La musicalité des textes de l’auteur simplifie grandement le travail de Julien Bilodeau. « Ils sont tellement bien construits! Dès la première lecture, j’en avais des frissons », se souvient-il. « Michel Marc a fait attention de plier sa plume à une métrique, ce qui a rendu ma prosodie à moi beaucoup plus facile. Le texte s’adapte tout naturellement à la musique. »

Avant de s’asseoir pour composer, le musicien s’imprègne d’abord du contexte de l’époque. « On est à Paris dans les années 40, j’ai donc lu sur les compositeurs de ces années-là : les compositeurs bannis, censurés, récupérés par le régime, ceux de la résistance. J’ai écouté leur musique, j’en ai été habité et ça traverse l’esthétisme de l’œuvre. »

Comment décrirait-il son style musical? « J’ai toujours écrit beaucoup pour orchestre, donc c’est certain que l’apport orchestral est toujours très important, très fourni. Je travaille beaucoup les lignes mélodiques, les textures, les couleurs. Harmoniquement, il y a toujours un point d’ancrage tonal qui sert de base, mais il y a beaucoup d’épices au-dessus de cet ancrage. On pourrait qualifier ma musique comme étant dans la lignée de Britten, avec une touche française, notamment dans l’orchestration des bois. »

Son utilisation d’un chœur orchestral, prenant place dans la fosse et étant traité comme une section de l’orchestre, n’est pas non plus sans rappeler Daphnis et Chloé de Ravel ou Sirènes de Debussy.

Une collaboration fluide et enrichissante

En se rencontrant, les deux artistes jettent les bases d’une solide équipe de création. Tellement que, après avoir écrit La beauté du monde, les deux hommes récidivent en collaborant sur un nouvel opéra, La Reine-Garçon, qui verra le jour devant public en 2024.

« J’ai découvert mon âme sœur, il n’y a pas de doute », assure Julien Bilodeau. « On est arrivé à établir un vocabulaire commun, on est capable de se parler sans être sur la défensive, on est ouvert aux commentaires et aux critiques de l’autre », renchérit Michel Marc Bouchard.

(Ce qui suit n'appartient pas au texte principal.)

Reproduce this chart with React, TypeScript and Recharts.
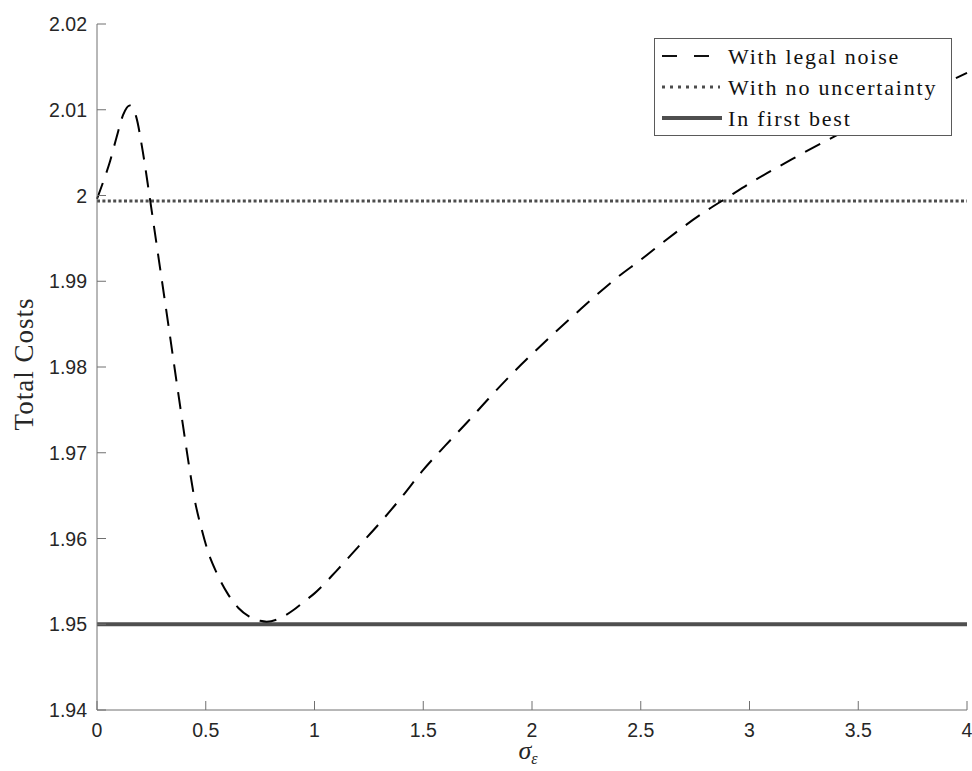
import React from "react";
import { Label, Legend, Line, LineChart, XAxis, YAxis } from "recharts";

// sigma_eps grid and total costs
const sigmaValues = [
  0, 0.03, 0.06, 0.09, 0.12, 0.15, 0.18, 0.21, 0.24, 0.27, 0.3, 0.33, 0.36, 0.39, 0.42, 0.45,
  0.48, 0.51, 0.55, 0.6, 0.65, 0.7, 0.75, 0.78, 0.85, 0.9, 0.95, 1, 1.1, 1.2, 1.3, 1.4, 1.5,
  1.6, 1.7, 1.8, 1.9, 2, 2.2, 2.4, 2.5, 2.6, 2.8, 2.9, 3, 3.2, 3.4, 3.6, 3.8, 4,
];
const legalNoiseCosts = [
  1.9996, 2.0017, 2.004, 2.0068, 2.0094, 2.0105, 2.0092, 2.0052, 2.0002, 1.995, 1.9898, 1.9846,
  1.9793, 1.9741, 1.969, 1.9644, 1.9612, 1.9585, 1.956, 1.9536, 1.9519, 1.9509, 1.9504, 1.9503,
  1.9508, 1.9516, 1.9526, 1.9536, 1.9562, 1.959, 1.9618, 1.9648, 1.968, 1.9708, 1.9735, 1.9763,
  1.979, 1.9815, 1.9862, 1.9906, 1.9925, 1.9945, 1.9982, 1.9998, 2.0014, 2.0043, 2.007, 2.0094,
  2.0119, 2.0143,
];
const noUncertaintyCost = 1.99935;
const firstBestCost = 1.95;

const xTicks = [0, 0.5, 1, 1.5, 2, 2.5, 3, 3.5, 4];
const yTicks = [1.94, 1.95, 1.96, 1.97, 1.98, 1.99, 2, 2.01, 2.02];

const legendItems = [
  { key: "noise", label: "With legal noise" },
  { key: "none", label: "With no uncertainty" },
  { key: "first", label: "In first best" },
];

const data = sigmaValues.map((s, i) => ({
  sigma: s,
  noise: legalNoiseCosts[i],
  none: noUncertaintyCost,
  first: firstBestCost,
}));

const AXIS = "#707070";
const TEXT = "#262626";
const SANS = "'Liberation Sans', Arial, Helvetica, sans-serif";
const SERIF = "'Liberation Serif', 'Times New Roman', serif";

const fmt = (v: number) => String(Number(v.toFixed(2)));

const YTick = ({ x, y, payload }: any) => (
  <g>
    <line x1={x + 10} x2={x + 19} y1={y} y2={y} stroke={AXIS} />
    <text x={x} y={y} dy="0.36em" textAnchor="end" fill={TEXT} fontFamily={SANS} fontSize={19.5}>
      {fmt(payload.value)}
    </text>
  </g>
);

const XTick = ({ x, y, payload }: any) => (
  <g>
    <line x1={x} x2={x} y1={y - 13} y2={y - 22} stroke={AXIS} />
    <text x={x} y={y} dy="0.71em" textAnchor="middle" fill={TEXT} fontFamily={SANS} fontSize={19.5}>
      {fmt(payload.value)}
    </text>
  </g>
);

const samples: Record<string, React.ReactNode> = {
  noise: <line x1={8} x2={56} y1={6} y2={6} stroke="#111" strokeWidth={2} strokeDasharray="15 17" />,
  none: <line x1={8} x2={66} y1={6} y2={6} stroke="#4d4d4d" strokeWidth={3} strokeDasharray="3 5" />,
  first: <line x1={8} x2={68} y1={6} y2={6} stroke="#4f4f4f" strokeWidth={4} />,
};

const LegendBox = () => (
  <div
    style={{
      width: 298,
      height: 98,
      boxSizing: "border-box",
      border: "1px solid #5a5a5a",
      background: "#fff",
      paddingTop: 2,
    }}
  >
    {legendItems.map((item) => (
      <div key={item.key} style={{ position: "relative", height: 31 }}>
        <svg width={74} height={12} style={{ position: "absolute", left: -1, top: 9 }}>
          {samples[item.key]}
        </svg>
        <span
          style={{
            position: "absolute",
            left: 73,
            top: 0,
            lineHeight: "31px",
            fontFamily: SERIF,
            fontSize: 22,
            letterSpacing: 1.8,
            color: "#111",
            whiteSpace: "nowrap",
          }}
        >
          {item.label}
        </span>
      </div>
    ))}
  </div>
);

export default function App() {
  return (
    <div style={{ position: "absolute", left: 0, top: 0, background: "#fff" }}>
      <LineChart width={972} height={771} data={data} margin={{ top: 24, right: 5, bottom: 0, left: 0 }}>
        <XAxis
          dataKey="sigma"
          type="number"
          domain={[0, 4]}
          ticks={xTicks}
          interval={0}
          height={61}
          stroke={AXIS}
          tickSize={0}
          tickMargin={13}
          tickLine={false}
          tick={<XTick />}
        >
          <Label
            content={({ viewBox }: any) => (
              <text
                x={viewBox.x + viewBox.width / 2 - 4}
                y={759}
                textAnchor="middle"
                fontFamily={SERIF}
                fontStyle="italic"
                fontSize={26}
                fill={TEXT}
              >
                σ
                <tspan dy={5} fontSize={16}>
                  ε
                </tspan>
              </text>
            )}
          />
        </XAxis>
        <YAxis
          type="number"
          domain={[1.94, 2.02]}
          ticks={yTicks}
          interval={0}
          width={97}
          stroke={AXIS}
          tickSize={0}
          tickMargin={10}
          tickLine={false}
          tick={<YTick />}
          allowDataOverflow
        >
          <Label
            content={() => (
              <text
                x={33}
                y={364}
                transform="rotate(-90 33 364)"
                textAnchor="middle"
                fontFamily={SERIF}
                fontSize={27}
                letterSpacing={1}
                fill={TEXT}
              >
                Total Costs
              </text>
            )}
          />
        </YAxis>
        <Line
          dataKey="first"
          type="linear"
          stroke="#4f4f4f"
          strokeWidth={4}
          dot={false}
          isAnimationActive={false}
        />
        <Line
          dataKey="none"
          type="linear"
          stroke="#4d4d4d"
          strokeWidth={3}
          strokeDasharray="3 2.4"
          dot={false}
          isAnimationActive={false}
        />
        <Line
          dataKey="noise"
          type="monotone"
          stroke="#000"
          strokeWidth={2}
          strokeDasharray="17 11"
          dot={false}
          isAnimationActive={false}
        />
        <Legend
          layout="vertical"
          align="center"
          verticalAlign="middle"
          content={<LegendBox />}
          wrapperStyle={{ left: 654, top: 38, width: 298, height: 98 }}
        />
      </LineChart>
    </div>
  );
}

« La collaboration, c’est ce qui m’allume le plus dans l’opéra », affirme le compositeur. « Approfondir des relations artistiques comme celle que j’ai avec Michel Marc, c’est tellement précieux. Pour un compositeur qui est habitué à travailler seul, il y a beaucoup de lumière là-dedans. »

L’implication de la direction artistique

Tout au long du processus, les deux créateurs sont accompagnés par l’expérience et le regard extérieur de Michel Beaulac, directeur artistique de l’Opéra de Montréal. « Michel est totalement dévoué à ce projet-là. Il y met tout son cœur », affirme Michel Marc Bouchard. « Il est capable de mettre les lumières aux bonnes places pour nous guider », ajoute Julien Bilodeau. C’est à la fois un paravent, un paratonnerre, une boussole et un phare qui nous permet de nous enligner et de nous réenligner dans notre travail. C’est assez extraordinaire. »

Après deux reports dus à la pandémie, le rideau s’apprête enfin à se lever sur l’œuvre qui se destinait d’abord au théâtre Maisonneuve dans un désir de proximité avec le public. Sur la scène Wilfrid-Pelletier, la fresque grandiose prendra vie, porteuse de toute la passion, la générosité et l’amour de l’art de deux créateurs chevronnés. Laissez-les vous raconter et vous émouvoir de ces destins héroïques et de ces tragédies toujours à nos portes aujourd’hui.